The EU imported some 600,000 barrels of Iranian oil per day in the first 10 months last year, making it a key market alongside India and China, which have refused to bow to pressure from Washington to dry up Iran's oil revenues.
Top EU diplomats in Brussels on Monday agreed to tighten existing sanctions by banning imports of Iranian crude as well as targeting finance, petrochemicals and gold in a bid to pressure the Islamic Republic.
The measures come in the wake of reports by the UN atomic agency, the IAEA, that Tehran may be inching ever closer to building a nuclear bomb.
Israeli Foreign Minister Avigdor Lieberman, who is currently in Vienna, also welcomed the move as "an important step which expresses European understanding and willingness to deal with the biggest threat to world peace.

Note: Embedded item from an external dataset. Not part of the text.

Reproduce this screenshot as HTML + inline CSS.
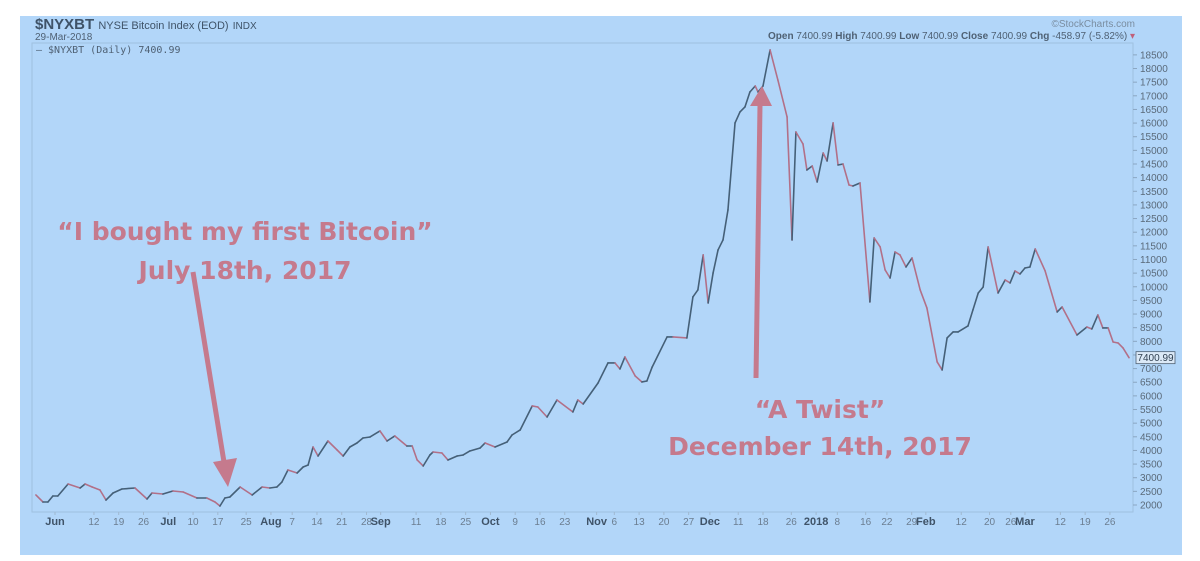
<!DOCTYPE html>
<html><head><meta charset="utf-8"><style>
body{margin:0;background:#fff;width:1200px;height:561px;overflow:hidden}
svg{display:block;font-family:"Liberation Sans",sans-serif}
</style></head><body>
<svg width="1200" height="561">
<rect x="20" y="16" width="1162" height="539" fill="#b2d6f9"/>
<rect x="32" y="43" width="1101" height="469" fill="none" stroke="#9fc0e0" stroke-width="1"/>
<g>
<text x="35" y="29" font-size="15" font-weight="bold" fill="#3f5368">$NYXBT <tspan font-size="11" font-weight="normal">NYSE Bitcoin Index (EOD)</tspan> <tspan font-size="10" font-weight="normal">INDX</tspan></text>
<text x="35" y="40" font-size="10" fill="#4f6174">29-Mar-2018</text>
<text x="36" y="53" font-size="10" fill="#4f6174" font-family="DejaVu Sans Mono,monospace">— $NYXBT (Daily) 7400.99</text>
<text x="1135" y="27" font-size="10" fill="#7a8da0" text-anchor="end">©StockCharts.com</text>
<text x="1135" y="39" font-size="10" fill="#4f6174" text-anchor="end"><tspan font-weight="bold">Open</tspan> 7400.99 <tspan font-weight="bold">High</tspan> 7400.99 <tspan font-weight="bold">Low</tspan> 7400.99 <tspan font-weight="bold">Close</tspan> 7400.99 <tspan font-weight="bold">Chg</tspan> -458.97 (-5.82%) <tspan fill="#c0607a">▾</tspan></text>
</g>
<g id="yax"></g>
<g id="xax"></g>
<g id="line"></g>
<g id="marker"></g>
<g font-family="DejaVu Sans,sans-serif" font-weight="bold" fill="#c57a8d" font-size="25" text-anchor="middle">
<text x="245" y="240">“I bought my first Bitcoin”</text>
<text x="245" y="279">July 18th, 2017</text>
<text x="820" y="418">“A Twist”</text>
<text x="820" y="455">December 14th, 2017</text>
<line x1="193" y1="272" x2="224" y2="462" stroke="#c57a8d" stroke-width="5"/>
<polygon points="213,462 237,458 228,487" fill="#c57a8d"/>
<line x1="756" y1="378" x2="760" y2="105" stroke="#c57a8d" stroke-width="5"/>
<polygon points="750,106 772,106 762,86" fill="#c57a8d"/>
</g>
</svg>
<script>
const days=[-5.4,-3.4,-2,-0.6,0.8,3.7,7.1,8.5,10.5,12.7,14.4,16.4,18.9,22.6,26,27.4,30.5,33.3,36.2,40.1,42.9,45.2,46.6,48,49.4,52.3,55.7,58.5,60.7,62.7,64.1,65.8,68.4,70.1,71.5,72.9,74.3,77.1,79.7,81.4,83.3,85.3,87,89,91.8,93.8,96,99.4,100.9,102.3,104,105.9,106.8,109.3,111,113.6,115.3,117.2,120.1,121.5,124.3,127.7,129.1,131.4,134.8,136.4,139,141.8,146.3,147.7,149.2,153.4,156.2,158.2,159.6,161,163.9,165.8,167.2,168.7,172.9,174.6,178.5,180.2,181.6,183.1,184.5,185.9,187.3,188.7,190.1,192.1,193.5,194.9,196.3,197.8,198.6,200,202,204.2,206.8,208.2,209.3,211.3,212.4,213.9,215.3,217,218.1,219.8,221.2,222.6,224.3,225.4,227.4,230.2,231.4,233.1,234.5,235.9,237.3,238.7,240.4,242.1,244.4,246.3,249.2,250.6,252,253.7,255.1,257.9,259.3,260.8,262.2,263.6,266.4,268.4,269.8,271.2,272.6,274,275.4,276.9,279.7,283.1,284.5,288.7,291.5,292.9,294.6,296,297.5,298.9,300.3,301.7,303.4];
const prices=[2367,2110,2110,2330,2330,2770,2623,2770,2660,2550,2183,2440,2587,2623,2220,2440,2403,2513,2477,2257,2257,2110,1963,2257,2293,2660,2367,2660,2623,2660,2843,3283,3173,3393,3466,4126,3796,4346,4016,3796,4126,4273,4456,4493,4713,4346,4530,4163,4163,3650,3430,3833,3943,3906,3650,3796,3833,3980,4090,4273,4126,4310,4566,4750,5630,5593,5226,5850,5410,5850,5703,6473,7206,7206,6986,7426,6730,6510,6546,7060,8160,8160,8123,9626,9883,11166,9406,10506,11350,11716,12815,16004,16407,16590,17140,17360,17140,17360,18680,17580,16224,11716,15674,15234,14281,14427,13841,14904,14611,16004,14464,14500,13731,13694,13804,9443,11789,11458,10615,10322,11275,11166,10725,11055,9883,9223,7243,6950,8123,8343,8343,8563,9150,9773,9993,11458,9773,10249,10139,10579,10469,10688,10725,11385,10579,9076,9259,8233,8526,8453,8966,8490,8490,7976,7939,7756,7401];
const tickDays=[0,11,18,25,32,39,46,54,61,67,74,81,88,92,102,109,116,123,130,137,144,153,158,165,172,179,185,193,200,208,215,221,229,235,242,246,256,264,270,274,284,291,298];
const tickLabels=["Jun","12","19","26","Jul","10","17","25","Aug","7","14","21","28","Sep","11","18","25","Oct","9","16","23","Nov","6","13","20","27","Dec","11","18","26","2018","8","16","22","29","Feb","12","20","26","Mar","12","19","26"];
const yTicks=[2000,2500,3000,3500,4000,4500,5000,5500,6000,6500,7000,7500,8000,8500,9000,9500,10000,10500,11000,11500,12000,12500,13000,13500,14000,14500,15000,15500,16000,16500,17000,17500,18000,18500];
const lastPrice="7400.99";
const NS="http://www.w3.org/2000/svg";
const X=d=>55+d*3.54, Y=v=>505-(v-2000)/500*13.64;
function mk(t,a,p){const e=document.createElementNS(NS,t);for(const k in a)e.setAttribute(k,a[k]);p.appendChild(e);return e;}
const ya=document.getElementById('yax');
yTicks.forEach(v=>{
 const l=mk('line',{x1:1133,x2:1137,y1:Y(v),y2:Y(v),stroke:'#8aa6c2'},ya);
 
 
 const t=mk('text',{x:1140,y:Y(v)+3.5,'font-size':10,fill:'#5a6a7a'},ya);
 
 
 t.textContent=v;
});
const xa=document.getElementById('xax');
tickDays.forEach((d,i)=>{
 const lab=tickLabels[i];const bold=isNaN(+lab)||lab==="2018";
 const l=mk('line',{x1:X(d),x2:X(d),y1:512,y2:515,stroke:'#9fb8d0'},xa);
 
 
 const t=mk('text',{x:X(d),y:525,'font-size':bold?11:10,'font-weight':bold?'bold':'normal',fill:bold?'#3f5368':'#6b7d90','text-anchor':'middle'},xa);
 
 
 t.textContent=lab;
});
const lg=document.getElementById('line');
for(let i=1;i<days.length;i++){
 const up=prices[i]>=prices[i-1];
 const s=mk('line',{x1:X(days[i-1]),y1:Y(prices[i-1]),x2:X(days[i]),y2:Y(prices[i]),stroke:up?'#456078':'#b27088','stroke-width':1.6,'stroke-linecap':'round'},lg);
 
 
}
const mg=document.getElementById('marker');
const yl=Y(prices[prices.length-1]);
const r=mk('rect',{x:1136,y:yl-6,width:39,height:12,fill:'#dbe9f7',stroke:'#4f6174','stroke-width':0.8},mg);


const mt=mk('text',{x:1155.5,y:yl+3.5,'font-size':10,fill:'#2f3f50','text-anchor':'middle'},mg);


mt.textContent=lastPrice;
</script>
</body></html>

"We hope this decision will serve as a warning to the rulers of Iran and will cause them to change their policies regarding the achievement of nuclear weapons without the need for further difficult steps," a statement from his office said.
After weeks of fraught talks on the terms of an embargo expected to hurt financially-distressed EU-member states, ministers on Monday agreed on an immediate ban on oil imports and a gradual phase-out of existing contracts between now and July 1.
They also froze the assets of the country's central bank in the toughest steps yet to reduce Iran's ability to fund a nuclear weapons programme.
Israel fears a nuclear-armed Iran would pose an unacceptable threat to the Jewish state and has refused to rule out a pre-emptive military strike.
It has also been pushing for biting sanctions on Iran's oil and banking sectors in a bid to force Tehran to abandon its nuclear programme, which Israel and the West believe masks a drive to develop a nuclear bomb, an ambition which the Islamic Republic strongly denies.